16/100: A food voyage to Kuorejärvi

Mmmm, food.

Which was priority number one on our field trip to Isojärvi National Park. The hike wasn’t long because we wanted to spend most of the day in the caverns of Valkulamminvuori and cooking them delicious meals! When I was planning this day, I had a much, much longer hike in mind but since food was the theme of the day, we ended up with this instead.

This wasn’t my first time in the Park in educational purposes, by the way.

Back then, hiking and camping were but a glimmer in the corner of my eye and I was nervous to spend a night outdoors. If someone had said that I’d soon be walking these paths as an outdoor life coach-to-be, I would’ve called them crazy.

Back then we walked to the Vahterjärvi lean-to and food preparations meant practice with meals dehydrated by someone else and first attempts with a Trangia burner. Gas was merely a scary thought and I remember going to a rest stop on the way to the trip to get some. My gear was an assorted mess of anything I could get my hands on at the time.

Field trip to Isojärvi National Park

Like I mentioned before, our first day was spent spelunking in caves. The mushrooms found there were a delectable addition to our meal to come.

Speaking of, we had some dehydrated ones too but they were left over, for another trip. The portions were more than ample. And salty! The pasta gave us a nice boost of energy for a hike.

The school provided us with cooking utensils such us a large paella pan for all sorts of frying related stuff. Since we forgot to bring a large pot, our collection of Trangias helped with the pasta.

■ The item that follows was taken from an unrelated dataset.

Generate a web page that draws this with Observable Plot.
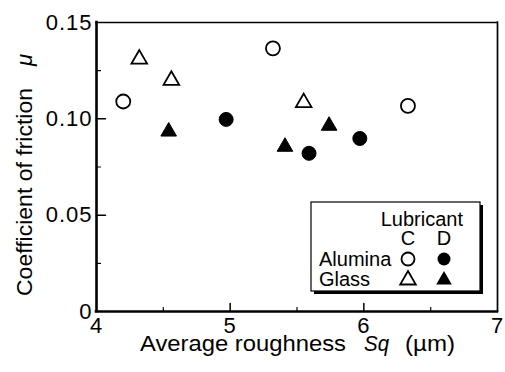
<!DOCTYPE html>
<html><head><meta charset="utf-8">
<script src="https://cdn.jsdelivr.net/npm/d3@7"></script>
<script src="https://cdn.jsdelivr.net/npm/@observablehq/plot@0.6"></script>
<style>body{margin:0;background:#fff} #chart svg{font-family:"Liberation Sans",Arial,sans-serif}</style>
</head><body><div id="chart"></div>
<script>
// Data (Sq in µm, coefficient of friction)
const aluminaC_x = [4.20, 5.32, 6.33];
const aluminaC_y = [0.109, 0.1366, 0.1067];
const aluminaD_x = [4.97, 5.59, 5.97];
const aluminaD_y = [0.0997, 0.0821, 0.0898];
const glassC_x = [4.32, 4.56, 5.55];
const glassC_y = [0.131, 0.120, 0.1084];
const glassD_x = [4.54, 5.41, 5.74];
const glassD_y = [0.0934, 0.0855, 0.0964];

const xTicks = [4, 5, 6, 7];
const xTickLabels = ["4", "5", "6", "7"];
const xMinor = [4.5, 5.5, 6.5];
const yTicks = [0, 0.05, 0.10, 0.15];
const yTickLabels = ["0", "0.05", "0.10", "0.15"];
const yMinor = [0.025, 0.075, 0.125];

const legendTitle = "Lubricant";
const legendCols = ["C", "D"];
const legendRows = ["Alumina", "Glass"];
const xLabelParts = ["Average roughness", "Sq", "(\u00b5m)"];
const yLabelParts = ["Coefficient of friction", "\u03bc"];

const pts = (xs, ys) => xs.map((x, i) => ({x, y: ys[i]}));
const tickShape = {draw(ctx, l) { ctx.moveTo(0, 0); ctx.lineTo(0, -l); }};
const inner = (v) => v.slice(1, -1);

const plot = Plot.plot({
  width: 505, height: 372,
  marginLeft: 96, marginRight: 8, marginTop: 22, marginBottom: 61,
  x: {domain: [4, 7]},
  y: {domain: [0, 0.15]},
  style: {fontFamily: "'Liberation Sans', Arial, sans-serif", color: "black", background: "white", overflow: "visible"},
  marks: [
    Plot.axisX(xTicks, {tickSize: 0, tickPadding: 6, fontSize: 22, label: null,
      tickFormat: d => xTickLabels[xTicks.indexOf(d)]}),
    Plot.axisY(yTicks, {tickSize: 0, tickPadding: 4, fontSize: 22, label: null,
      tickFormat: d => yTickLabels[yTicks.indexOf(d)]}),
    // inward ticks
    Plot.vector(inner(xTicks), {x: d => d, frameAnchor: "bottom", length: 8, anchor: "start", shape: tickShape, stroke: "black", strokeWidth: 1.5}),
    Plot.vector(xMinor, {x: d => d, frameAnchor: "bottom", length: 4, anchor: "start", shape: tickShape, stroke: "black", strokeWidth: 1.2}),
    Plot.vector(inner(yTicks), {y: d => d, frameAnchor: "left", rotate: 90, length: 9, anchor: "start", shape: tickShape, stroke: "black", strokeWidth: 1.5}),
    Plot.vector(yMinor, {y: d => d, frameAnchor: "left", rotate: 90, length: 4, anchor: "start", shape: tickShape, stroke: "black", strokeWidth: 1.2}),
    // frame
    Plot.ruleY([0.15], {stroke: "black", strokeWidth: 1.5, strokeLinecap: "square"}),
    Plot.ruleX([7], {stroke: "black", strokeWidth: 1.7, strokeLinecap: "square"}),
    Plot.ruleX([4], {stroke: "black", strokeWidth: 2.6, strokeLinecap: "square"}),
    Plot.ruleY([0], {stroke: "black", strokeWidth: 2.6, strokeLinecap: "square"}),
    // data
    Plot.dot(pts(aluminaC_x, aluminaC_y), {x: "x", y: "y", r: 7, fill: "white", stroke: "black", strokeWidth: 1.8}),
    Plot.dot(pts(aluminaD_x, aluminaD_y), {x: "x", y: "y", r: 7, fill: "black", stroke: "black", strokeWidth: 1}),
    Plot.dot(pts(glassC_x, glassC_y), {x: "x", y: "y", r: 5.8, symbol: "triangle", fill: "white", stroke: "black", strokeWidth: 1.8}),
    Plot.dot(pts(glassD_x, glassD_y), {x: "x", y: "y", r: 5.8, symbol: "triangle", fill: "black", stroke: "black", strokeWidth: 1})
  ]
});
document.getElementById("chart").appendChild(plot);

const svg = d3.select(plot);
const font = "'Liberation Sans', Arial, sans-serif";
svg.selectAll("g[aria-label='x-axis tick label'] text, g[aria-label='y-axis tick label'] text")
  .style("font-size", "22px").style("letter-spacing", "1px");

// x axis title
const xt = svg.append("g").attr("font-family", font).attr("font-size", 22).attr("fill", "black").attr("text-anchor", "start");
xt.append("text").attr("x", 140).attr("y", 351).attr("textLength", 206).attr("lengthAdjust", "spacingAndGlyphs").text(xLabelParts[0]);
xt.append("text").attr("x", 364).attr("y", 351).attr("font-style", "italic").attr("textLength", 25).attr("lengthAdjust", "spacingAndGlyphs").text(xLabelParts[1]);
xt.append("text").attr("x", 405).attr("y", 351).attr("textLength", 50).attr("lengthAdjust", "spacingAndGlyphs").text(xLabelParts[2]);

// y axis title
const yt = svg.append("g").attr("font-family", font).attr("font-size", 22).attr("fill", "black").attr("text-anchor", "start")
  .attr("transform", "translate(32,0) rotate(-90)");
yt.append("text").attr("x", -296).attr("y", 0).attr("textLength", 208).attr("lengthAdjust", "spacingAndGlyphs").text(yLabelParts[0]);
yt.append("text").attr("x", -66).attr("y", 0).attr("font-style", "italic").text(yLabelParts[1]);

// legend
const lg = svg.append("g").attr("font-family", font).attr("font-size", 20).attr("fill", "black").attr("text-anchor", "start");
lg.append("rect").attr("x", 314).attr("y", 205).attr("width", 169).attr("height", 89).attr("fill", "black");
lg.append("rect").attr("x", 311).attr("y", 202).attr("width", 169).attr("height", 89).attr("fill", "white").attr("stroke", "black").attr("stroke-width", 1.2);
lg.append("text").attr("x", 463).attr("y", 226).attr("text-anchor", "end").text(legendTitle);
const colX = [408, 444];
legendCols.forEach((c, i) => lg.append("text").attr("x", colX[i]).attr("y", 245).attr("text-anchor", "middle").text(c));
const rowY = [265.5, 285.5];
legendRows.forEach((r, i) => lg.append("text").attr("x", 319).attr("y", rowY[i]).text(r));
const circ = d3.symbol(d3.symbolCircle, Math.PI * 6.5 * 6.5)();
const tri = d3.symbol(d3.symbolTriangle, Math.PI * 5.8 * 5.8)();
lg.append("path").attr("d", circ).attr("transform", `translate(${colX[0]},259)`).attr("fill", "white").attr("stroke", "black").attr("stroke-width", 1.8);
lg.append("path").attr("d", circ).attr("transform", `translate(${colX[1]},259)`).attr("fill", "black");
lg.append("path").attr("d", tri).attr("transform", `translate(${colX[0]},280)`).attr("fill", "white").attr("stroke", "black").attr("stroke-width", 1.8);
lg.append("path").attr("d", tri).attr("transform", `translate(${colX[1]},280)`).attr("fill", "black");
</script>
</body></html>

After our meal we walked to Kuorejärvi, where we would be spending the night. We set up camp, did some gear comparisons and shared various tips and tricks with one another. We took photos, studied plants and yes, prepared some more food after a while. We partook in some wild experiments, such as making bread in a Trangia and buns on a stick. The main course was a veggie wok with the rest of the sausages and mushrooms.

Come nightfall, we sat by the fire, making jokes how we forgot the booze again. The joke is that alcohol is not allowed on field trips. As we noodled into our sleeping bags, it was already dark and cold but at least our tent came prepared. The sleeping bags provided by the school are three-season ones so some of us would’ve needed an extra layer and ended up sleeping poorly, I’m afraid.

After our morning porridge we packed everything up, took a detour around Latokuusikko to admire the handiwork or beavers and noticed a few trees were marked by a flying squirrel.

I’m planning on taking Heikki to Latokuusikko and to Isojärvi in general, he needs to take pretty pictures for me! The landscape is beautiful even though the photos in this story have been taken by yours truly, I want him to be there.

After our little detour we enjoyed some Italian stew with ground soybeans aka outdoor fast food and headed toward the parking lot in Heretty.

Before heading home we still needed to do some post-hike maintenance for our gear. We hung everything to dry, organized the storage room and cleaned the pans and pots and whatnot. They told us not to leave our teacher alone with the trailer but instead we were to help him empty it out. We didn’t and we did. We have a good crew.

Save for all the learning, what I love most about these trips are my classmates. We come from different backgrounds and yet our dialogue has no problem from flowing naturally from one topic to the next. It’s nice to have help and encouragement.

Planning the trip was its own adventure but I’ll tell you about it another time. Let’s just say that it was a humbling experience.